▶ **BRIEF**: Leave out the pictures and copy everything else in the entries exactly.

#### AVAILABLE DATA

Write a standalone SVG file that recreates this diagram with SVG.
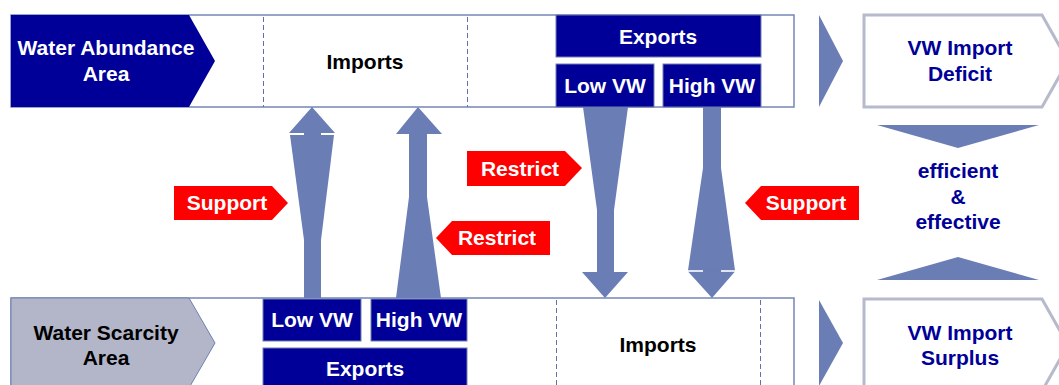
<svg xmlns="http://www.w3.org/2000/svg" width="1059" height="385" viewBox="0 0 1059 385">
<style>
text{font-family:"Liberation Sans",Arial,sans-serif;font-weight:bold;font-size:21px;text-anchor:middle}
.w{fill:#ffffff}.k{fill:#000000}.b{fill:#000099}
.band{fill:#ffffff;stroke:#7585b5;stroke-width:1.5}
.dash{stroke:#5f73aa;stroke-width:1;stroke-dasharray:5 3}
.box{fill:#000099;stroke:#7080b0;stroke-width:1}
.arr{fill:#6a7db5}
.tag{fill:#ff0000}
.res{fill:#ffffff;stroke:#b6bacb;stroke-width:3}
.gap{stroke:#ffffff;stroke-width:1.2}
</style>
<g id="top-band">
<rect class="band" x="11" y="15" width="783" height="92"/>
<line class="dash" x1="263.5" y1="17" x2="263.5" y2="107"/>
<line class="dash" x1="467.5" y1="17" x2="467.5" y2="107"/>
<text class="k" x="365" y="69">Imports</text>
</g>
<g id="water-abundance">
<polygon points="11,15 189,15 215,61 189,107 11,107" fill="#000099"/>
<text class="w" x="106" y="55">Water Abundance</text>
<text class="w" x="106" y="81">Area</text>
</g>
<g id="top-exports">
<rect class="box" x="556" y="15" width="205" height="42"/>
<text class="w" x="658" y="44">Exports</text>
</g>
<g id="top-low-vw">
<rect class="box" x="556" y="64" width="98" height="43"/>
<text class="w" x="605" y="93">Low VW</text>
</g>
<g id="top-high-vw">
<rect class="box" x="663" y="64" width="98" height="43"/>
<text class="w" x="712" y="93">High VW</text>
</g>
<g id="bottom-band">
<rect class="band" x="11" y="298" width="783" height="100"/>
<line class="dash" x1="556.5" y1="300" x2="556.5" y2="385"/>
<line class="dash" x1="760.5" y1="300" x2="760.5" y2="385"/>
<text class="k" x="658" y="352">Imports</text>
</g>
<g id="water-scarcity">
<polygon points="11,298 189,298 215,343 189,388 11,388" fill="#b3b6c9" stroke="#7080b0" stroke-width="1"/>
<text class="k" x="106" y="340">Water Scarcity</text>
<text class="k" x="106" y="365">Area</text>
</g>
<g id="bottom-low-vw">
<rect class="box" x="263" y="299" width="98" height="42"/>
<text class="w" x="312" y="327">Low VW</text>
</g>
<g id="bottom-high-vw">
<rect class="box" x="371" y="299" width="96" height="42"/>
<text class="w" x="419" y="327">High VW</text>
</g>
<g id="bottom-exports">
<rect class="box" x="263" y="348" width="204" height="45"/>
<text class="w" x="365" y="376">Exports</text>
</g>
<g id="vw-import-deficit">
<polygon class="res" points="864,15 1042,15 1068,61 1042,107 864,107"/>
<text class="b" x="960" y="55">VW Import</text>
<text class="b" x="960" y="81">Deficit</text>
</g>
<g id="vw-import-surplus">
<polygon class="res" points="864,299 1042,299 1068,345 1042,391 864,391"/>
<text class="b" x="960" y="340">VW Import</text>
<text class="b" x="960" y="365">Surplus</text>
</g>
<g id="efficient-effective">
<polygon class="arr" points="877,125 1039,125 958,148"/>
<polygon class="arr" points="877,280 1039,280 958,257"/>
<text class="b" x="958" y="178">efficient</text>
<text class="b" x="958" y="204">&amp;</text>
<text class="b" x="958" y="229">effective</text>
</g>
<g id="connectors">
<polygon class="arr" points="819,15 843,61 819,107"/>
<polygon class="arr" points="819,300 843,343 819,386"/>
<!-- Low VW import (up, support) -->
<rect class="arr" x="304" y="130" width="17" height="168"/>
<polygon class="arr" points="289,133 312,107 335,133"/>
<polygon class="arr" points="290,135 334,135 321,240 304,240"/>
<line class="gap" x1="289" y1="134" x2="304" y2="134"/>
<line class="gap" x1="321" y1="134" x2="335" y2="134"/>
<!-- High VW import (up, restrict) -->
<polygon class="arr" points="418,107 442,134 427,134 427,197 441,298 396,298 409,197 409,134 396,134"/>
<!-- Low VW export (down, restrict) -->
<polygon class="arr" points="583,107 628,107 614,210 614,272 628,272 605,298 582,272 597,272 597,210"/>
<!-- High VW export (down, support) -->
<rect class="arr" x="703" y="107" width="18" height="175"/>
<polygon class="arr" points="703,168 721,168 735,270.5 688,270.5"/>
<polygon class="arr" points="688,271.5 735,271.5 712,298"/>
<line class="gap" x1="688" y1="271" x2="703" y2="271"/>
<line class="gap" x1="721" y1="271" x2="735" y2="271"/>
</g>
<g id="support-left">
<polygon class="tag" points="174,186 272,186 288,203 272,220 174,220"/>
<text class="w" x="227" y="210">Support</text>
</g>
<g id="restrict-upper">
<polygon class="tag" points="467,151 565,151 582,168 565,186 467,186"/>
<text class="w" x="520" y="176">Restrict</text>
</g>
<g id="restrict-lower">
<polygon class="tag" points="436,238 452,221 550,221 550,255 452,255"/>
<text class="w" x="497" y="245">Restrict</text>
</g>
<g id="support-right">
<polygon class="tag" points="745,203 761,186 859,186 859,220 761,220"/>
<text class="w" x="806" y="210">Support</text>
</g>
</svg>
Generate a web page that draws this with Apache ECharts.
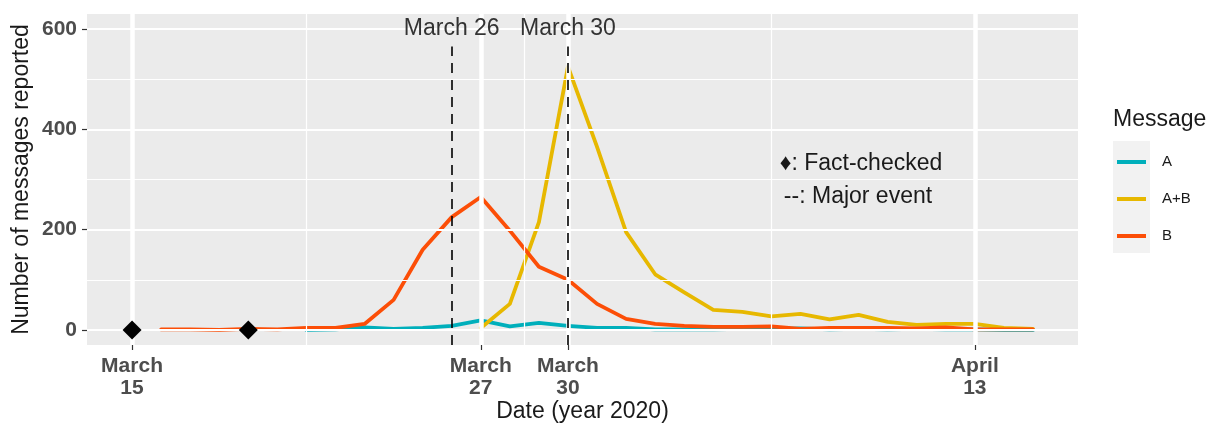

########

▶ **RESULT**:
Write a standalone SVG file that recreates this diagram with SVG.
<svg xmlns="http://www.w3.org/2000/svg" width="1059" height="385" viewBox="0 0 1059 385">
<style>
text{font-family:"Liberation Sans",Arial,sans-serif;font-weight:bold;font-size:21px;text-anchor:middle}
.w{fill:#ffffff}.k{fill:#000000}.b{fill:#000099}
.band{fill:#ffffff;stroke:#7585b5;stroke-width:1.5}
.dash{stroke:#5f73aa;stroke-width:1;stroke-dasharray:5 3}
.box{fill:#000099;stroke:#7080b0;stroke-width:1}
.arr{fill:#6a7db5}
.tag{fill:#ff0000}
.res{fill:#ffffff;stroke:#b6bacb;stroke-width:3}
.gap{stroke:#ffffff;stroke-width:1.2}
</style>
<g id="top-band">
<rect class="band" x="11" y="15" width="783" height="92"/>
<line class="dash" x1="263.5" y1="17" x2="263.5" y2="107"/>
<line class="dash" x1="467.5" y1="17" x2="467.5" y2="107"/>
<text class="k" x="365" y="69">Imports</text>
</g>
<g id="water-abundance">
<polygon points="11,15 189,15 215,61 189,107 11,107" fill="#000099"/>
<text class="w" x="106" y="55">Water Abundance</text>
<text class="w" x="106" y="81">Area</text>
</g>
<g id="top-exports">
<rect class="box" x="556" y="15" width="205" height="42"/>
<text class="w" x="658" y="44">Exports</text>
</g>
<g id="top-low-vw">
<rect class="box" x="556" y="64" width="98" height="43"/>
<text class="w" x="605" y="93">Low VW</text>
</g>
<g id="top-high-vw">
<rect class="box" x="663" y="64" width="98" height="43"/>
<text class="w" x="712" y="93">High VW</text>
</g>
<g id="bottom-band">
<rect class="band" x="11" y="298" width="783" height="100"/>
<line class="dash" x1="556.5" y1="300" x2="556.5" y2="385"/>
<line class="dash" x1="760.5" y1="300" x2="760.5" y2="385"/>
<text class="k" x="658" y="352">Imports</text>
</g>
<g id="water-scarcity">
<polygon points="11,298 189,298 215,343 189,388 11,388" fill="#b3b6c9" stroke="#7080b0" stroke-width="1"/>
<text class="k" x="106" y="340">Water Scarcity</text>
<text class="k" x="106" y="365">Area</text>
</g>
<g id="bottom-low-vw">
<rect class="box" x="263" y="299" width="98" height="42"/>
<text class="w" x="312" y="327">Low VW</text>
</g>
<g id="bottom-high-vw">
<rect class="box" x="371" y="299" width="96" height="42"/>
<text class="w" x="419" y="327">High VW</text>
</g>
<g id="bottom-exports">
<rect class="box" x="263" y="348" width="204" height="45"/>
<text class="w" x="365" y="376">Exports</text>
</g>
<g id="vw-import-deficit">
<polygon class="res" points="864,15 1042,15 1068,61 1042,107 864,107"/>
<text class="b" x="960" y="55">VW Import</text>
<text class="b" x="960" y="81">Deficit</text>
</g>
<g id="vw-import-surplus">
<polygon class="res" points="864,299 1042,299 1068,345 1042,391 864,391"/>
<text class="b" x="960" y="340">VW Import</text>
<text class="b" x="960" y="365">Surplus</text>
</g>
<g id="efficient-effective">
<polygon class="arr" points="877,125 1039,125 958,148"/>
<polygon class="arr" points="877,280 1039,280 958,257"/>
<text class="b" x="958" y="178">efficient</text>
<text class="b" x="958" y="204">&amp;</text>
<text class="b" x="958" y="229">effective</text>
</g>
<g id="connectors">
<polygon class="arr" points="819,15 843,61 819,107"/>
<polygon class="arr" points="819,300 843,343 819,386"/>
<!-- Low VW import (up, support) -->
<rect class="arr" x="304" y="130" width="17" height="168"/>
<polygon class="arr" points="289,133 312,107 335,133"/>
<polygon class="arr" points="290,135 334,135 321,240 304,240"/>
<line class="gap" x1="289" y1="134" x2="304" y2="134"/>
<line class="gap" x1="321" y1="134" x2="335" y2="134"/>
<!-- High VW import (up, restrict) -->
<polygon class="arr" points="418,107 442,134 427,134 427,197 441,298 396,298 409,197 409,134 396,134"/>
<!-- Low VW export (down, restrict) -->
<polygon class="arr" points="583,107 628,107 614,210 614,272 628,272 605,298 582,272 597,272 597,210"/>
<!-- High VW export (down, support) -->
<rect class="arr" x="703" y="107" width="18" height="175"/>
<polygon class="arr" points="703,168 721,168 735,270.5 688,270.5"/>
<polygon class="arr" points="688,271.5 735,271.5 712,298"/>
<line class="gap" x1="688" y1="271" x2="703" y2="271"/>
<line class="gap" x1="721" y1="271" x2="735" y2="271"/>
</g>
<g id="support-left">
<polygon class="tag" points="174,186 272,186 288,203 272,220 174,220"/>
<text class="w" x="227" y="210">Support</text>
</g>
<g id="restrict-upper">
<polygon class="tag" points="467,151 565,151 582,168 565,186 467,186"/>
<text class="w" x="520" y="176">Restrict</text>
</g>
<g id="restrict-lower">
<polygon class="tag" points="436,238 452,221 550,221 550,255 452,255"/>
<text class="w" x="497" y="245">Restrict</text>
</g>
<g id="support-right">
<polygon class="tag" points="745,203 761,186 859,186 859,220 761,220"/>
<text class="w" x="806" y="210">Support</text>
</g>
</svg>
Generate a web page that draws this with Apache ECharts.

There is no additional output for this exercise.